━━━━━ Data ━━━━━

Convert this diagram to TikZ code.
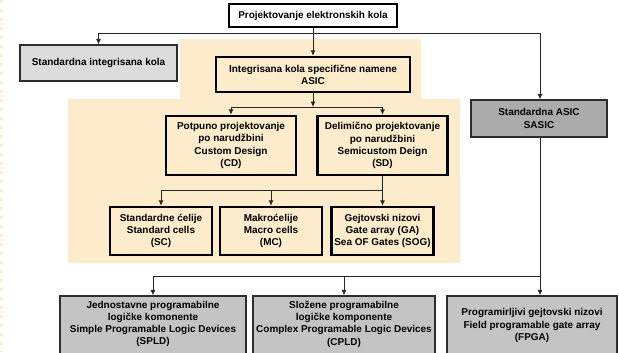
\documentclass[tikz,border=0pt]{standalone}
\usepackage{fontspec}
\setmainfont{Liberation Sans}
\usetikzlibrary{arrows.meta,fit}
\definecolor{cream}{RGB}{252,236,204}
\definecolor{lightgray}{RGB}{220,220,220}
\definecolor{midgray}{RGB}{171,171,171}
\definecolor{boxgray}{RGB}{196,196,196}
\definecolor{edgeline}{RGB}{45,45,45}
\tikzset{
  x=1bp, y=-1bp,
  lbl/.style={font=\bfseries\fontsize{10}{12.3}\selectfont, align=center, text=black},
  heavybox/.style={lbl, draw=black, line width=2.4bp, fill=cream, inner sep=0pt},
  whitebox/.style={lbl, draw=black, line width=2bp, fill=white, inner sep=0pt},
  graybox/.style={lbl, draw=edgeline, line width=1.2bp, inner sep=0pt},
  link/.style={draw=black!85, line width=0.9bp},
  arrowlink/.style={link, -{Latex[length=5.5bp,width=5bp]}},
}
\begin{document}
\begin{tikzpicture}
\useasboundingbox (0,0) rectangle (619,352);
\fill[white] (0,0) rectangle (619,352);
% faint edge strip on the left
\draw[cream, line width=3bp, dash pattern=on 3bp off 6bp] (1.5,0) -- (1.5,352);

% cream panel holding the ASIC family
\fill[cream] (180,39) -- (421,39) -- (421,99) -- (460,99) -- (460,263)
  -- (68,263) -- (68,99) -- (180,99) -- cycle;

% top level
\node[whitebox, minimum width=168bp, minimum height=23bp] (top) at (313,15.5)
  {Projektovanje elektronskih kola};
\node[graybox, fill=lightgray, minimum width=157bp, minimum height=36bp] (sik) at (98.5,63)
  {Standardna integrisana kola};
\node[heavybox, minimum width=194bp, minimum height=35bp] (asic) at (313,74.5)
  {Integrisana kola specifične namene\\ASIC};
\node[graybox, fill=midgray, minimum width=136bp, minimum height=37bp] (sasic) at (539,118.5)
  {Standardna ASIC\\SASIC};

% custom / semicustom
\node[heavybox, minimum width=130bp, minimum height=59bp] (cd) at (231,145.5)
  {Potpuno projektovanje\\po narudžbini\\Custom Design\\(CD)};
\node[heavybox, minimum width=130bp, minimum height=59bp] (sd) at (382.5,145.5)
  {Delimično projektovanje\\po narudžbini\\Semicustom Deign\\(SD)};

% semicustom styles
\node[heavybox, minimum width=102bp, minimum height=48bp] (sc) at (161,231)
  {Standardne ćelije\\Standard cells\\(SC)};
\node[heavybox, minimum width=102bp, minimum height=48bp] (mc) at (271,231)
  {Makroćelije\\Macro cells\\(MC)};
\node[heavybox, minimum width=102bp, minimum height=48bp] (ga) at (382.5,231)
  {Gejtovski nizovi\\Gate array (GA)\\Sea OF Gates (SOG)};

% programmable devices (boxes run past the lower edge)
\node[graybox, fill=boxgray, fit={(60,296) (246,370)}] (spld) {};
\node[graybox, fill=boxgray, fit={(253,296) (435,370)}] (cpld) {};
\node[graybox, fill=boxgray, fit={(447,296) (617,370)}] (fpga) {};
\node[lbl] (spldtxt) at (153,324)
  {Jednostavne programabilne\\logičke komonente\\Simple Programable Logic Devices\\(SPLD)};
\node[lbl] (cpldtxt) at (344,324)
  {Složene programabilne\\logičke komponente\\Complex Programable Logic Devices\\(CPLD)};
\node[lbl] (fpgatxt) at (532,325.5)
  {Programirljivi gejtovski nizovi\\Field programable gate array\\(FPGA)};

% junction points
\coordinate (j1) at (313,33.5);
\coordinate (j2) at (313,107);
\coordinate (j3) at (382.5,190.5);
\coordinate (j4) at (540,276);

% connectors
\draw[arrowlink] (top.south) -- (asic.north);
\draw[arrowlink] (j1) -| (sik.north);
\draw[arrowlink] (j1) -| ([xshift=1bp]sasic.north);

\draw[arrowlink] (asic.south) -- (j2);
\draw[arrowlink] (j2) -| (cd.north);
\draw[arrowlink] (j2) -| (sd.north);

\draw[link] (sd.south) -- (j3);
\draw[arrowlink] (j3) -| (sc.north);
\draw[arrowlink] (j3) -| (mc.north);
\draw[arrowlink] (j3) -- (ga.north);

\draw[link] ([xshift=1bp]sasic.south) -- (j4);
\draw[arrowlink] (j4) -| (spld.north);
\draw[arrowlink] (j4) -| (cpld.north);
\draw[arrowlink] (j4) -- (fpga.north -| j4);
\end{tikzpicture}
\end{document}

━━━━━

_Goal_
Repeat the listing above exactly, with no pictures.

_Solution_
Convert this diagram to TikZ code.
\documentclass[tikz,border=0pt]{standalone}
\usepackage{fontspec}
\setmainfont{Liberation Sans}
\usetikzlibrary{arrows.meta,fit}
\definecolor{cream}{RGB}{252,236,204}
\definecolor{lightgray}{RGB}{220,220,220}
\definecolor{midgray}{RGB}{171,171,171}
\definecolor{boxgray}{RGB}{196,196,196}
\definecolor{edgeline}{RGB}{45,45,45}
\tikzset{
  x=1bp, y=-1bp,
  lbl/.style={font=\bfseries\fontsize{10}{12.3}\selectfont, align=center, text=black},
  heavybox/.style={lbl, draw=black, line width=2.4bp, fill=cream, inner sep=0pt},
  whitebox/.style={lbl, draw=black, line width=2bp, fill=white, inner sep=0pt},
  graybox/.style={lbl, draw=edgeline, line width=1.2bp, inner sep=0pt},
  link/.style={draw=black!85, line width=0.9bp},
  arrowlink/.style={link, -{Latex[length=5.5bp,width=5bp]}},
}
\begin{document}
\begin{tikzpicture}
\useasboundingbox (0,0) rectangle (619,352);
\fill[white] (0,0) rectangle (619,352);
% faint edge strip on the left
\draw[cream, line width=3bp, dash pattern=on 3bp off 6bp] (1.5,0) -- (1.5,352);

% cream panel holding the ASIC family
\fill[cream] (180,39) -- (421,39) -- (421,99) -- (460,99) -- (460,263)
  -- (68,263) -- (68,99) -- (180,99) -- cycle;

% top level
\node[whitebox, minimum width=168bp, minimum height=23bp] (top) at (313,15.5)
  {Projektovanje elektronskih kola};
\node[graybox, fill=lightgray, minimum width=157bp, minimum height=36bp] (sik) at (98.5,63)
  {Standardna integrisana kola};
\node[heavybox, minimum width=194bp, minimum height=35bp] (asic) at (313,74.5)
  {Integrisana kola specifične namene\\ASIC};
\node[graybox, fill=midgray, minimum width=136bp, minimum height=37bp] (sasic) at (539,118.5)
  {Standardna ASIC\\SASIC};

% custom / semicustom
\node[heavybox, minimum width=130bp, minimum height=59bp] (cd) at (231,145.5)
  {Potpuno projektovanje\\po narudžbini\\Custom Design\\(CD)};
\node[heavybox, minimum width=130bp, minimum height=59bp] (sd) at (382.5,145.5)
  {Delimično projektovanje\\po narudžbini\\Semicustom Deign\\(SD)};

% semicustom styles
\node[heavybox, minimum width=102bp, minimum height=48bp] (sc) at (161,231)
  {Standardne ćelije\\Standard cells\\(SC)};
\node[heavybox, minimum width=102bp, minimum height=48bp] (mc) at (271,231)
  {Makroćelije\\Macro cells\\(MC)};
\node[heavybox, minimum width=102bp, minimum height=48bp] (ga) at (382.5,231)
  {Gejtovski nizovi\\Gate array (GA)\\Sea OF Gates (SOG)};

% programmable devices (boxes run past the lower edge)
\node[graybox, fill=boxgray, fit={(60,296) (246,370)}] (spld) {};
\node[graybox, fill=boxgray, fit={(253,296) (435,370)}] (cpld) {};
\node[graybox, fill=boxgray, fit={(447,296) (617,370)}] (fpga) {};
\node[lbl] (spldtxt) at (153,324)
  {Jednostavne programabilne\\logičke komonente\\Simple Programable Logic Devices\\(SPLD)};
\node[lbl] (cpldtxt) at (344,324)
  {Složene programabilne\\logičke komponente\\Complex Programable Logic Devices\\(CPLD)};
\node[lbl] (fpgatxt) at (532,325.5)
  {Programirljivi gejtovski nizovi\\Field programable gate array\\(FPGA)};

% junction points
\coordinate (j1) at (313,33.5);
\coordinate (j2) at (313,107);
\coordinate (j3) at (382.5,190.5);
\coordinate (j4) at (540,276);

% connectors
\draw[arrowlink] (top.south) -- (asic.north);
\draw[arrowlink] (j1) -| (sik.north);
\draw[arrowlink] (j1) -| ([xshift=1bp]sasic.north);

\draw[arrowlink] (asic.south) -- (j2);
\draw[arrowlink] (j2) -| (cd.north);
\draw[arrowlink] (j2) -| (sd.north);

\draw[link] (sd.south) -- (j3);
\draw[arrowlink] (j3) -| (sc.north);
\draw[arrowlink] (j3) -| (mc.north);
\draw[arrowlink] (j3) -- (ga.north);

\draw[link] ([xshift=1bp]sasic.south) -- (j4);
\draw[arrowlink] (j4) -| (spld.north);
\draw[arrowlink] (j4) -| (cpld.north);
\draw[arrowlink] (j4) -- (fpga.north -| j4);
\end{tikzpicture}
\end{document}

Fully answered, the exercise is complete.